### PROBLEM REQUIREMENTS
Copy out exactly the lines spanning the line with "Write the React, TypeScript" to the line with "const yTicks = [0, 20, 40, 60];", inclusive, from the data underneath, with no pictures.

### DATA
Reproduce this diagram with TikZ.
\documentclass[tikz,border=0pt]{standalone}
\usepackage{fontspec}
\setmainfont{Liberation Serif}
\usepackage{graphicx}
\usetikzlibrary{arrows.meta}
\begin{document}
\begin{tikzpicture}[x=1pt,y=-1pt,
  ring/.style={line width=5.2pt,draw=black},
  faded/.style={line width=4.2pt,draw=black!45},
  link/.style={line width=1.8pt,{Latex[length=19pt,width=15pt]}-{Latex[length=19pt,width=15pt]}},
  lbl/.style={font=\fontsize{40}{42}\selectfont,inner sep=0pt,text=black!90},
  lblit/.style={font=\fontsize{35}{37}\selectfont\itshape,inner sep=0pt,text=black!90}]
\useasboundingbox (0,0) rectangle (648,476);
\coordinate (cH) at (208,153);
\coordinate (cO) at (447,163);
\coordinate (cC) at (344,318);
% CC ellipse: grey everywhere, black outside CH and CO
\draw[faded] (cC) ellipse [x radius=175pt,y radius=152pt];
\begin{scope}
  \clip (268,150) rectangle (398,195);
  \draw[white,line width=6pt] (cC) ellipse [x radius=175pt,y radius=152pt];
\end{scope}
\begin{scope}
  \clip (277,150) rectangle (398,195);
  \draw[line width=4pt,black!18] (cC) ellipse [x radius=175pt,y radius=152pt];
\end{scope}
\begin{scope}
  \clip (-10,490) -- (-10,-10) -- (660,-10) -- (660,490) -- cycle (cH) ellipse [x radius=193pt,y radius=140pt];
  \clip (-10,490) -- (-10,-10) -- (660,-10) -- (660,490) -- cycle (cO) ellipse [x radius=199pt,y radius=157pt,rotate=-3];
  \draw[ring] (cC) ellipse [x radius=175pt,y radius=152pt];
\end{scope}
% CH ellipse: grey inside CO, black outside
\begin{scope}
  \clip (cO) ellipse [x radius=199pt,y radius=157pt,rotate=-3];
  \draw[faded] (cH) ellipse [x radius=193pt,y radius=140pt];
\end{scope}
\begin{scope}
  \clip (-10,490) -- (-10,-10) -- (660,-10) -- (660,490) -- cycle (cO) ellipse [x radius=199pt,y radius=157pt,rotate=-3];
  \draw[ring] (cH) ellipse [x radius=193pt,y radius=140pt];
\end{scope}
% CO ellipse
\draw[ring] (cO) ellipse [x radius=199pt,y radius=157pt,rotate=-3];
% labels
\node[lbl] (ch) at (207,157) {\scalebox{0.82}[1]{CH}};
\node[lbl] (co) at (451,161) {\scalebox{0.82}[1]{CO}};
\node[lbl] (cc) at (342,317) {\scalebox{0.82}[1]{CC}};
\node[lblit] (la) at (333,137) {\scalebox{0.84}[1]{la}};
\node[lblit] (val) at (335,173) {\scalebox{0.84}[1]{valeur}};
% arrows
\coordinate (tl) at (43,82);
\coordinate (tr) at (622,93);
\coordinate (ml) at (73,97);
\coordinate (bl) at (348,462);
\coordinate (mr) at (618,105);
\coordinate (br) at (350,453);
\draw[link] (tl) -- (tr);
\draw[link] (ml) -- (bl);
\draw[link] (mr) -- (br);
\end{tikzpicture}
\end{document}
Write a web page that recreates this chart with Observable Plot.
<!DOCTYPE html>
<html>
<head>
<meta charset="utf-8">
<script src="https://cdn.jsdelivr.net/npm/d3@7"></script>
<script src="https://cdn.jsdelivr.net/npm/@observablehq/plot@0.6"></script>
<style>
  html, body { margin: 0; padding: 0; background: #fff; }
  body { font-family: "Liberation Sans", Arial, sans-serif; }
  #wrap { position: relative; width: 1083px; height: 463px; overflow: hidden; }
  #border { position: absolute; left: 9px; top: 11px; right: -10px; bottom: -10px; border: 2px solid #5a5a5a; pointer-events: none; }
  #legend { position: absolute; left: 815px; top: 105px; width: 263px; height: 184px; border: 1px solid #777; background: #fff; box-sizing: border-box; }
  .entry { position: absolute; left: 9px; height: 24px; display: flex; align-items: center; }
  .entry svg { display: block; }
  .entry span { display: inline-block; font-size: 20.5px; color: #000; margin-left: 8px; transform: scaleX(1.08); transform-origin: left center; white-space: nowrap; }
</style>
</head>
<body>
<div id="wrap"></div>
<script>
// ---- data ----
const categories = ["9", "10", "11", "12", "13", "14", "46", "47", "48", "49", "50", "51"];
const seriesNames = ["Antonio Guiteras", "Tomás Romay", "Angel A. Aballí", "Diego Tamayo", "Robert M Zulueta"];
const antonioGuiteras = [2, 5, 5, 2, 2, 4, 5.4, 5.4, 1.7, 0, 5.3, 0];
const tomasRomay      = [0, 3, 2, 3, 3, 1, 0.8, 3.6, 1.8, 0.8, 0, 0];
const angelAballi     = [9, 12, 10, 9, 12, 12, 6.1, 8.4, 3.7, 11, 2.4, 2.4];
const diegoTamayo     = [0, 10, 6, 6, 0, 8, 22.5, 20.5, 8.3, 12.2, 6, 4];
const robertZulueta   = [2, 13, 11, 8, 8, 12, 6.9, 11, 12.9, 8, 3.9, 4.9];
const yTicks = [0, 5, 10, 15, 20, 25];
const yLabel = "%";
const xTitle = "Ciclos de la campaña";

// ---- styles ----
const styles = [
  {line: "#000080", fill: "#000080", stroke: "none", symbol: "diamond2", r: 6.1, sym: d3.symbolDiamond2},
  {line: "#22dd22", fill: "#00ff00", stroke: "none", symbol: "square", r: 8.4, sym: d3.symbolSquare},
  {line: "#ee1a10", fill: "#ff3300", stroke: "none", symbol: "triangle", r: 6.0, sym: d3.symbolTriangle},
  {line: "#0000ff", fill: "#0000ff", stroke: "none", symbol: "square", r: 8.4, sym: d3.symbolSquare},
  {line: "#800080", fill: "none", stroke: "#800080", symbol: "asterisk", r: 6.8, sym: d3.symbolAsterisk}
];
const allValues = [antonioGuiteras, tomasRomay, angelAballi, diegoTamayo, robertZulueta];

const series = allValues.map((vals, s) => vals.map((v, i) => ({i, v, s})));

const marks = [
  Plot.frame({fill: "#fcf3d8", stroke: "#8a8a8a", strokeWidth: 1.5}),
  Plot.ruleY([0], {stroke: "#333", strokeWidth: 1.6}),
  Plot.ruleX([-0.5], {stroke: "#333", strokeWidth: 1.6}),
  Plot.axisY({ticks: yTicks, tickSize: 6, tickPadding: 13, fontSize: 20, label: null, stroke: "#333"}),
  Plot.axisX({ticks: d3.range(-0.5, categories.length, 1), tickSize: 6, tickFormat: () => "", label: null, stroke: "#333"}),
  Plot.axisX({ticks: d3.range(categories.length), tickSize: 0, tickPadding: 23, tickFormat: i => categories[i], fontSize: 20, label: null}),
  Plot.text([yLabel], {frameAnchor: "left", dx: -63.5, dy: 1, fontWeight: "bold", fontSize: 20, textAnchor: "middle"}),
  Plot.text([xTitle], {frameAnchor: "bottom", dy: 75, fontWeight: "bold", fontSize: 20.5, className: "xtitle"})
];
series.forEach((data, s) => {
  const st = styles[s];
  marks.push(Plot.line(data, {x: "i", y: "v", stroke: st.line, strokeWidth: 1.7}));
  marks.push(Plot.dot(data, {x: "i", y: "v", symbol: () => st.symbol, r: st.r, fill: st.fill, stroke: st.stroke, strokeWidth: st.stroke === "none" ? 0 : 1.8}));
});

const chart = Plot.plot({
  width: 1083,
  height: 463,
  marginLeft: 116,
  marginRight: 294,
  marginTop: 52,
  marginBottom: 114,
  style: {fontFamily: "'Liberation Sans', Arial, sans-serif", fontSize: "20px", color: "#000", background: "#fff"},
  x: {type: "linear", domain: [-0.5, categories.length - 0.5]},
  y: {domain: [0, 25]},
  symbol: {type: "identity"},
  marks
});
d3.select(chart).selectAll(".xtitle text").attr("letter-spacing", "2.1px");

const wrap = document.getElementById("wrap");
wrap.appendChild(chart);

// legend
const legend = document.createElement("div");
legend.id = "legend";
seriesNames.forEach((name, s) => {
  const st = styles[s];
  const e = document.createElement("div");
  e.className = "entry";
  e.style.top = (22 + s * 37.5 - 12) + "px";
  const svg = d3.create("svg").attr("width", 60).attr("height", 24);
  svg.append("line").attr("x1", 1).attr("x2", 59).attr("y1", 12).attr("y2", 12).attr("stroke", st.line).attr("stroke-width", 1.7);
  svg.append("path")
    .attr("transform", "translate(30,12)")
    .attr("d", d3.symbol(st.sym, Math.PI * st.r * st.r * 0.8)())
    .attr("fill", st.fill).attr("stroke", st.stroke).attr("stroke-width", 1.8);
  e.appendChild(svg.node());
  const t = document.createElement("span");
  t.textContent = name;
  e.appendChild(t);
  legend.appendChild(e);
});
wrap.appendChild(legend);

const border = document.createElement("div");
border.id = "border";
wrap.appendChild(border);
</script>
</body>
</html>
...
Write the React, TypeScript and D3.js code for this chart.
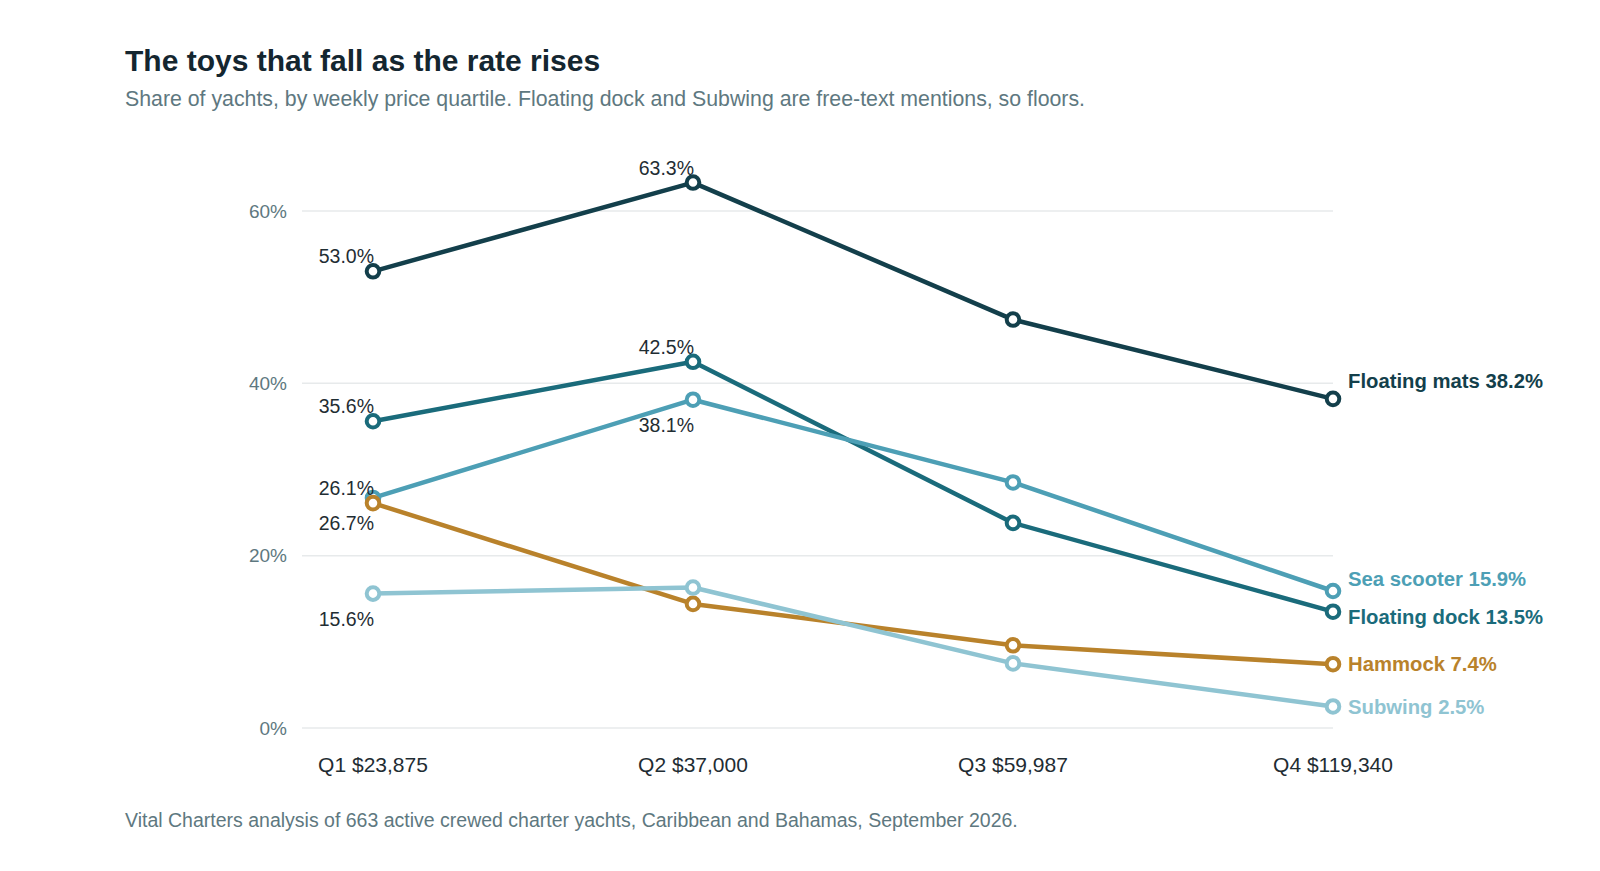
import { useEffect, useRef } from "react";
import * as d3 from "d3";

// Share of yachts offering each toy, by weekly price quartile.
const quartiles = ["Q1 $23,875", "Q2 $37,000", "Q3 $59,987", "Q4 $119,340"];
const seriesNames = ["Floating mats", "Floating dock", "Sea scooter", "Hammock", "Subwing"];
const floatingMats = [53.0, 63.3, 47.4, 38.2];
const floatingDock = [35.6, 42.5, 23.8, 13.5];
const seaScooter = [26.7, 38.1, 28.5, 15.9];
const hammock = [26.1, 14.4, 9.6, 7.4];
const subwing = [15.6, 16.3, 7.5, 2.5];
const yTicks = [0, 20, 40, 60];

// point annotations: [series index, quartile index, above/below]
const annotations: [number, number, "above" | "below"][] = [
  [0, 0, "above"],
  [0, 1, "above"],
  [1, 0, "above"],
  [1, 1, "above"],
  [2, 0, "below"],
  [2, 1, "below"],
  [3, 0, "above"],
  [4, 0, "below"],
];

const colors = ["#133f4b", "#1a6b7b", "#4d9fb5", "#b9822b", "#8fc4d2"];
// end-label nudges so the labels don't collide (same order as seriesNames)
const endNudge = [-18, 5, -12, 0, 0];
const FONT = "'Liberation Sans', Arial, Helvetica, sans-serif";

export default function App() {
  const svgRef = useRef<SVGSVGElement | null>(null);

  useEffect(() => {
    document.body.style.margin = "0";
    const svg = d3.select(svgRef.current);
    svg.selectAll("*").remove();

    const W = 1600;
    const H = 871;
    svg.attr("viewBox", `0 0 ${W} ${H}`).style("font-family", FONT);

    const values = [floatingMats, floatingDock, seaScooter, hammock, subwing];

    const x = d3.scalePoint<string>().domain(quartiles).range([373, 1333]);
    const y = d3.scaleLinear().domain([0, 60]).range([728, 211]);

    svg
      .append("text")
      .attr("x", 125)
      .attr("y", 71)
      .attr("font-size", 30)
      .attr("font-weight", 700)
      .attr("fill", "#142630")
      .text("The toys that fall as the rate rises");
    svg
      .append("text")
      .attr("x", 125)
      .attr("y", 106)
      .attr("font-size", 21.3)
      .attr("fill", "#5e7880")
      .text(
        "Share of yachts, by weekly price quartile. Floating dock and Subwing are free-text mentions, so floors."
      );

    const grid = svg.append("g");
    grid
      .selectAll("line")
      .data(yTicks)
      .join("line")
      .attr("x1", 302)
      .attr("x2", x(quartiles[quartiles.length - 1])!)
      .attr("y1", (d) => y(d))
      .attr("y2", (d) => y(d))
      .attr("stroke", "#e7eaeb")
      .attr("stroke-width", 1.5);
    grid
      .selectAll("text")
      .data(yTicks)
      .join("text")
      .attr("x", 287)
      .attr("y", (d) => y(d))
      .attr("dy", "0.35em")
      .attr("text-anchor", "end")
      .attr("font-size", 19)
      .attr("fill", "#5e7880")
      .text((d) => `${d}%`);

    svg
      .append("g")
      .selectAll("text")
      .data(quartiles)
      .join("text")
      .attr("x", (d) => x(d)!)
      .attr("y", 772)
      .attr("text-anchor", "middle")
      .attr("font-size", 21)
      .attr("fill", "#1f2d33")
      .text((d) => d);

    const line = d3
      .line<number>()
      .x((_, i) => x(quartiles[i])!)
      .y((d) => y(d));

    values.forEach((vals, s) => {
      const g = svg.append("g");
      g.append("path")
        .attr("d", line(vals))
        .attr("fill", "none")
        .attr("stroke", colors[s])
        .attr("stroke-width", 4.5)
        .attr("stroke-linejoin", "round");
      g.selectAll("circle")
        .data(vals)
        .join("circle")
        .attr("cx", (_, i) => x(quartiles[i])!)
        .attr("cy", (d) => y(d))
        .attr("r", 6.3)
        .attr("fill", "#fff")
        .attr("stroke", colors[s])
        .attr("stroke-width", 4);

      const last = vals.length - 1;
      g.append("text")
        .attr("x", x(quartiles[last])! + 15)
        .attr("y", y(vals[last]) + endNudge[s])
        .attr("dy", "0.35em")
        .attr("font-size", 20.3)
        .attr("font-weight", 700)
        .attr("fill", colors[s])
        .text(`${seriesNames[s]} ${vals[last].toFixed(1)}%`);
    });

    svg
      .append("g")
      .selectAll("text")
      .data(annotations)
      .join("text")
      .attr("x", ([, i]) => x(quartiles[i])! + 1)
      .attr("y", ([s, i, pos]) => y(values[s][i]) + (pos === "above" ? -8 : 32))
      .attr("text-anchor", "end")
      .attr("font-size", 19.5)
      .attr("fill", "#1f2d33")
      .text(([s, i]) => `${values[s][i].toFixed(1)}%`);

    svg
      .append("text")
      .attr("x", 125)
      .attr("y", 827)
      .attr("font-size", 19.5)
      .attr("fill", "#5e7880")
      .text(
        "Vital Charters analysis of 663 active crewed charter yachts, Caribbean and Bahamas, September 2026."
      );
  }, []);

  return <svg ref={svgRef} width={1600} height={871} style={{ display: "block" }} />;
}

### FINAL ANSWER
Write the React, TypeScript and D3.js code for this chart.
import { useEffect, useRef } from "react";
import * as d3 from "d3";

// Share of yachts offering each toy, by weekly price quartile.
const quartiles = ["Q1 $23,875", "Q2 $37,000", "Q3 $59,987", "Q4 $119,340"];
const seriesNames = ["Floating mats", "Floating dock", "Sea scooter", "Hammock", "Subwing"];
const floatingMats = [53.0, 63.3, 47.4, 38.2];
const floatingDock = [35.6, 42.5, 23.8, 13.5];
const seaScooter = [26.7, 38.1, 28.5, 15.9];
const hammock = [26.1, 14.4, 9.6, 7.4];
const subwing = [15.6, 16.3, 7.5, 2.5];
const yTicks = [0, 20, 40, 60];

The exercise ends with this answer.